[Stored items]
== == ==
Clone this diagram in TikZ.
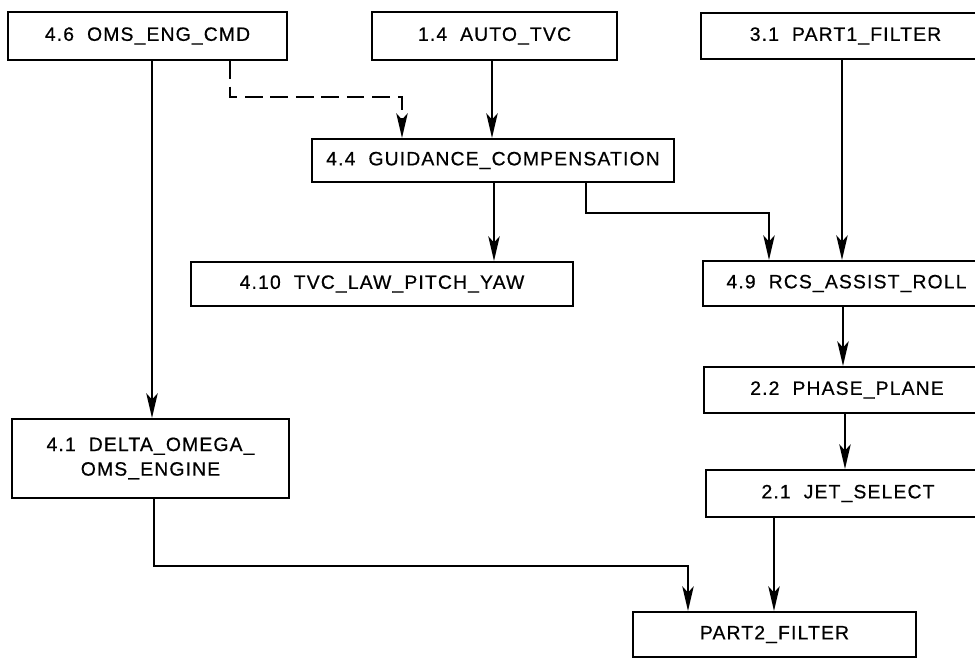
\documentclass[tikz,border=0pt]{standalone}
\usepackage{fontspec}
\setmainfont{Liberation Sans}[LetterSpace=6,FakeBold=0.6]
\usetikzlibrary{arrows.meta}

\begin{document}
\begin{tikzpicture}[x=0.02cm,y=-0.02cm,
  proc/.style={draw, rectangle, line width=1.2pt, align=center, inner sep=0pt,
    font=\fontsize{11pt}{14pt}\selectfont},
  flow/.style={line width=1.1pt, -{Stealth[length=14pt,width=6.5pt,inset=3.5pt]}}]
\useasboundingbox (0,0) rectangle (975,658);
\clip (0,0) rectangle (975,658);

\node[proc, minimum width=279*0.02cm, minimum height=48*0.02cm] (a) at (147.5,36) {4.6\ \ OMS\_ENG\_CMD};
\node[proc, minimum width=245*0.02cm, minimum height=48*0.02cm] (b) at (494.5,36) {1.4\ \ AUTO\_TVC};
\node[proc, minimum width=289*0.02cm, minimum height=46*0.02cm] (c) at (845.5,36) {3.1\ \ PART1\_FILTER};

\node[proc, minimum width=362*0.02cm, minimum height=43*0.02cm] (d) at (493,160.5) {4.4\ \ GUIDANCE\_COMPENSATION};

\node[proc, minimum width=382*0.02cm, minimum height=44*0.02cm] (e) at (382,284) {4.10\ \ TVC\_LAW\_PITCH\_YAW};
\node[proc, minimum width=287*0.02cm, minimum height=45*0.02cm] (f) at (846.5,283.5) {4.9\ \ RCS\_ASSIST\_ROLL};

\node[proc, minimum width=286*0.02cm, minimum height=46*0.02cm] (g) at (847,390) {2.2\ \ PHASE\_PLANE};

\node[proc, minimum width=277*0.02cm, minimum height=79*0.02cm] (h) at (150.5,458.5) {4.1\ \ DELTA\_OMEGA\_\\OMS\_ENGINE};
\node[proc, minimum width=284*0.02cm, minimum height=47*0.02cm] (i) at (848,493.5) {2.1\ \ JET\_SELECT};

\node[proc, minimum width=283*0.02cm, minimum height=45*0.02cm] (j) at (774.5,634.5) {PART2\_FILTER};

\draw[flow] (a.south -| 152,0) -- (h.north -| 152,0);
\draw[flow, dash pattern=on 10pt off 4.5pt] (a.south -| 230,0) -- (230,97) -| (d.north -| 402,0);
\draw[flow] (b.south -| 492,0) -- (d.north -| 492,0);
\draw[flow] (c.south -| 842,0) -- (f.north -| 842,0);

\draw[flow] (d.south -| 494,0) -- (e.north -| 494,0);
\draw[flow] (d.south -| 586,0) |- (769,213) -- (f.north -| 769,0);

\draw[flow] (f.south -| 843,0) -- (g.north -| 843,0);
\draw[flow] (g.south -| 845,0) -- (i.north -| 845,0);

\draw[flow] (h.south -| 154,0) |- (688,566) -- (j.north -| 688,0);
\draw[flow] (i.south -| 774,0) -- (j.north -| 774,0);
\end{tikzpicture}
\end{document}
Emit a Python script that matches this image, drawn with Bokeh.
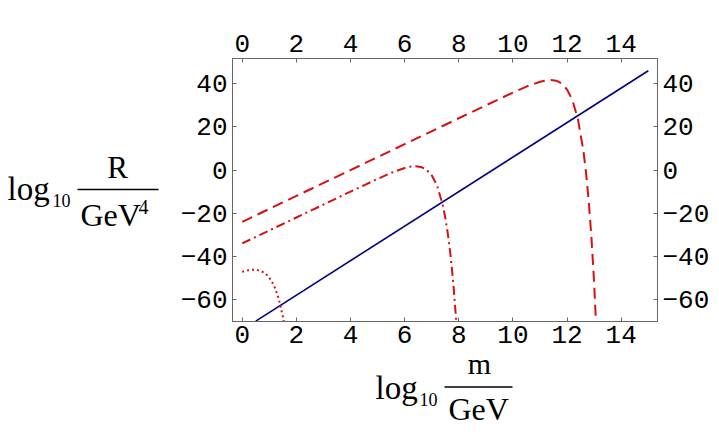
from bokeh.plotting import figure
from bokeh.models import LinearAxis, FixedTicker, Label, Arrow, Range1d, GridBox
from bokeh.layouts import column
from bokeh.embed import file_html
from bokeh.resources import INLINE

# ---- data ----
x_ticks = [0, 2, 4, 6, 8, 10, 12, 14]
y_ticks = [-60, -40, -20, 0, 20, 40]

blue_x = [0.5, 15.0]
blue_y = [-70.0, 46.0]

dash_x = [0, 2, 4, 6, 8, 9, 10, 10.5, 11, 11.2, 11.4, 11.6, 11.8, 12.0, 12.2, 12.4,
          12.6, 12.7, 12.8, 12.9, 13.0, 13.1]
dash_y = [-24, -12, 0, 12, 24, 30, 35.9, 38.7, 40.9, 41.5, 41.7, 41.4, 40.1, 37.3, 32.3, 23.6,
          9.2, -1.2, -14.5, -31.3, -52.6, -79.6]

dashdot_x = [0, 2, 4, 5, 5.5, 6.0, 6.2, 6.4, 6.6, 6.8, 7.0, 7.2, 7.4, 7.5, 7.6, 7.7, 7.8, 7.9, 8.0]
dashdot_y = [-34, -22, -10, -4.1, -1.3, 0.96, 1.55, 1.78, 1.45, 0.23, -2.4, -7.3, -15.8, -22.0,
             -29.9, -40.0, -52.9, -69.3, -90.2]

dot_x = [0, 0.1, 0.2, 0.3, 0.4, 0.5, 0.6, 0.7, 0.8, 0.9, 1.0, 1.1, 1.2, 1.3, 1.4, 1.5, 1.55, 1.6]
dot_y = [-47.2, -46.8, -46.5, -46.3, -46.2, -46.3, -46.5, -46.9, -47.5, -48.5, -49.9, -51.8,
         -54.4, -57.8, -62.2, -67.9, -71.4, -75.3]

# ---- layout (pixels) ----
X0, X1 = -0.36, 15.34
Y0, Y1 = -70.2, 51.7
W, H = 715, 440
FL, FT, FW, FH = 232, 58, 425, 263

# background figure carrying the axis titles (pixel coordinates, y downwards)
bg = figure(width=W, height=H, x_range=Range1d(0, W), y_range=Range1d(H, 0),
            output_backend="svg", toolbar_location=None,
            x_axis_location=None, y_axis_location=None, min_border=0)
bg.grid.visible = False
bg.outline_line_color = None
bg.background_fill_color = "white"
bg.border_fill_color = "white"

# main plot drawn on top with transparent fills
p = figure(width=W, height=H, x_range=Range1d(X0, X1), y_range=Range1d(Y0, Y1),
           output_backend="svg", toolbar_location=None)
p.min_border_left = FL
p.min_border_right = W - FL - FW
p.min_border_top = FT
p.min_border_bottom = H - FT - FH
p.grid.visible = False
p.outline_line_color = "#666666"
p.background_fill_color = None
p.border_fill_color = None

p.add_layout(LinearAxis(), "above")
p.add_layout(LinearAxis(), "right")

for ax in p.xaxis:
    ax.ticker = FixedTicker(ticks=x_ticks)
for ax in p.yaxis:
    ax.ticker = FixedTicker(ticks=y_ticks)
    ax.major_label_overrides = {v: str(v).replace("-", "\u2212") for v in y_ticks}

for ax in p.axis:
    ax.major_tick_in = 4
    ax.major_tick_out = 0
    ax.minor_tick_line_color = None
    ax.axis_line_color = "#666666"
    ax.major_tick_line_color = "#666666"
    ax.major_label_text_font = "Liberation Mono"
    ax.major_label_text_font_size = "26px"
    ax.major_label_text_color = "black"
    ax.major_label_standoff = 5
p.above[0].major_label_standoff = 7
p.below[0].major_label_standoff = 4

red = "#d81010"
p.line(blue_x, blue_y, line_color="#000080", line_width=1.6)
p.line(dash_x, dash_y, line_color=red, line_width=2, line_dash="11 6")
p.line(dashdot_x, dashdot_y, line_color=red, line_width=2, line_dash="9 4 2 4")
p.line(dot_x, dot_y, line_color=red, line_width=2, line_dash="2 3")


def lab(text, px, py, size, align="left"):
    # py is the intended baseline; Bokeh places the text about 0.3 em lower
    bg.add_layout(Label(x=px, y=py - 0.3 * size, text=text, text_font="Liberation Serif",
                        text_font_size=f"{size}px", text_align=align,
                        text_baseline="alphabetic", text_color="black"))


def bar(px0, px1, py):
    bg.add_layout(Arrow(end=None, x_start=px0, y_start=py, x_end=px1, y_end=py,
                        line_color="black", line_width=1.3))


# y-axis title: log10 R / GeV^4
lab("log", 7, 198, 33)
lab("10", 52, 205, 18)
lab("R", 117, 176, 31, "center")
bar(77, 158, 189)
lab("GeV", 80, 224, 32)
lab("4", 138, 212, 20)

# x-axis title: log10 m / GeV
lab("log", 375, 397, 33)
lab("10", 419, 404, 18)
lab("m", 479, 372, 30, "center")
bar(444, 512, 386.5)
lab("GeV", 448, 418, 32)

layout = GridBox(children=[(column(bg), 0, 0), (column(p), 0, 0)])
open("out.html", "w").write(file_html(layout, INLINE))
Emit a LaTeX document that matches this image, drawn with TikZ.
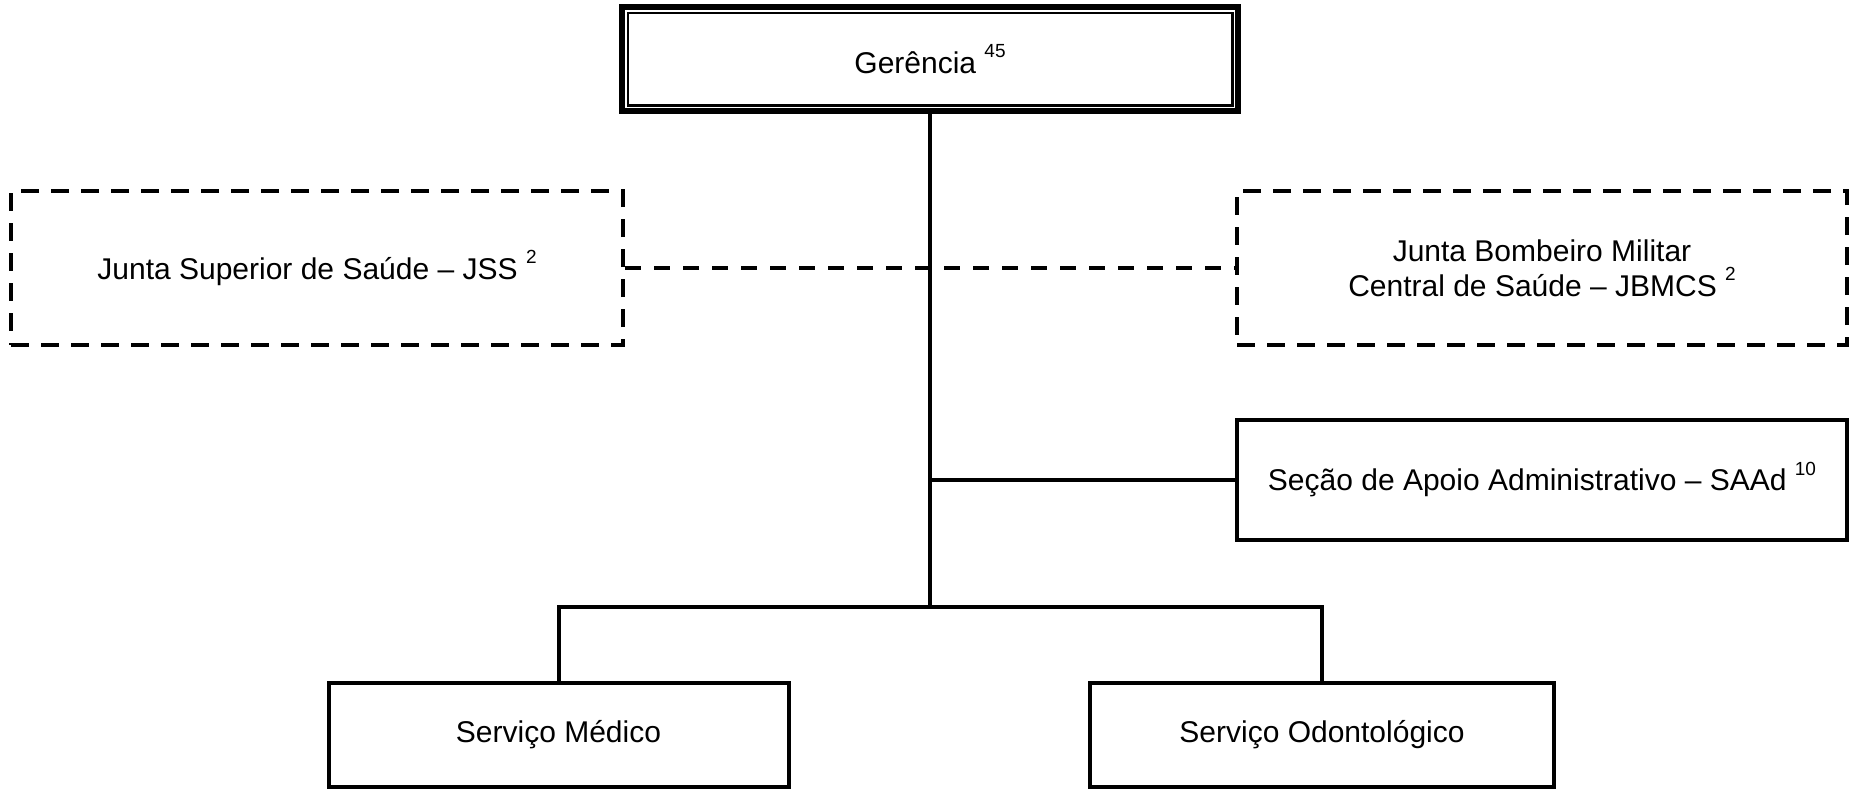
\documentclass[tikz,border=0pt]{standalone}
\usepackage{fontspec}
\setmainfont{Liberation Sans}
\usetikzlibrary{calc}
\newcommand{\supnum}[1]{\raisebox{0.52em}{\fontsize{19}{19}\selectfont #1}}
\begin{document}
\begin{tikzpicture}[x=1pt,y=-1pt,
  font=\fontsize{30}{35}\selectfont,
  unitbox/.style={draw, line width=4pt, inner sep=0pt, align=center},
  dashbox/.style={unitbox, line width=4.5pt, dash pattern=on 18pt off 12pt},
  link/.style={line width=4pt},
  dashlink/.style={line width=4pt, dash pattern=on 16pt off 13pt}]
\useasboundingbox (0,0) rectangle (1860,790);

% top management box with thick-thin double frame
\node[draw, line width=6.5pt, inner sep=0pt, minimum width=616pt, minimum height=104pt]
  (ger) at (930,59) {Gerência \supnum{45}};
\draw[line width=2.5pt] ($(ger.south west)+(9,-9)$) rectangle ($(ger.north east)+(-9,9)$);

% advisory boards (dashed)
\node[dashbox, minimum width=612pt, minimum height=154pt] (jss) at (317,268)
  {Junta Superior de Saúde – JSS \supnum{2}};
\node[dashbox, minimum width=610pt, minimum height=154pt] (jbm) at (1542,268)
  {Junta Bombeiro Militar\\Central de Saúde – JBMCS \supnum{2}};

% staff section
\node[unitbox, minimum width=610pt, minimum height=120pt] (saad) at (1542,479.5)
  {Seção de Apoio Administrativo – SAAd \supnum{10}};

% services
\node[unitbox, minimum width=460pt, minimum height=104pt] (med) at (558.5,735)
  {Serviço Médico};
\node[unitbox, minimum width=464pt, minimum height=104pt] (odo) at (1322,735)
  {Serviço Odontológico};

\coordinate (bar) at (930,607);

% connectors
\draw[link] (ger.south) -- (bar);
\draw[link] (saad.west) -- (saad.west -| ger.south);
\draw[link] (med.north) -- (med.north |- bar) -- (odo.north |- bar) -- (odo.north);
\draw[dashlink] (jss.east) -- (jbm.west);
\end{tikzpicture}
\end{document}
== == ==
### Given exercise
Go to the line containing "Emit a LaTeX", then write out word for word every line from there to the end of the listing. Keep both end lines and drop the pictures.

### Answer for the task
Emit a LaTeX document that matches this image, drawn with TikZ.
\documentclass[tikz,border=0pt]{standalone}
\usepackage{fontspec}
\setmainfont{Liberation Sans}
\usetikzlibrary{calc}
\newcommand{\supnum}[1]{\raisebox{0.52em}{\fontsize{19}{19}\selectfont #1}}
\begin{document}
\begin{tikzpicture}[x=1pt,y=-1pt,
  font=\fontsize{30}{35}\selectfont,
  unitbox/.style={draw, line width=4pt, inner sep=0pt, align=center},
  dashbox/.style={unitbox, line width=4.5pt, dash pattern=on 18pt off 12pt},
  link/.style={line width=4pt},
  dashlink/.style={line width=4pt, dash pattern=on 16pt off 13pt}]
\useasboundingbox (0,0) rectangle (1860,790);

% top management box with thick-thin double frame
\node[draw, line width=6.5pt, inner sep=0pt, minimum width=616pt, minimum height=104pt]
  (ger) at (930,59) {Gerência \supnum{45}};
\draw[line width=2.5pt] ($(ger.south west)+(9,-9)$) rectangle ($(ger.north east)+(-9,9)$);

% advisory boards (dashed)
\node[dashbox, minimum width=612pt, minimum height=154pt] (jss) at (317,268)
  {Junta Superior de Saúde – JSS \supnum{2}};
\node[dashbox, minimum width=610pt, minimum height=154pt] (jbm) at (1542,268)
  {Junta Bombeiro Militar\\Central de Saúde – JBMCS \supnum{2}};

% staff section
\node[unitbox, minimum width=610pt, minimum height=120pt] (saad) at (1542,479.5)
  {Seção de Apoio Administrativo – SAAd \supnum{10}};

% services
\node[unitbox, minimum width=460pt, minimum height=104pt] (med) at (558.5,735)
  {Serviço Médico};
\node[unitbox, minimum width=464pt, minimum height=104pt] (odo) at (1322,735)
  {Serviço Odontológico};

\coordinate (bar) at (930,607);

% connectors
\draw[link] (ger.south) -- (bar);
\draw[link] (saad.west) -- (saad.west -| ger.south);
\draw[link] (med.north) -- (med.north |- bar) -- (odo.north |- bar) -- (odo.north);
\draw[dashlink] (jss.east) -- (jbm.west);
\end{tikzpicture}
\end{document}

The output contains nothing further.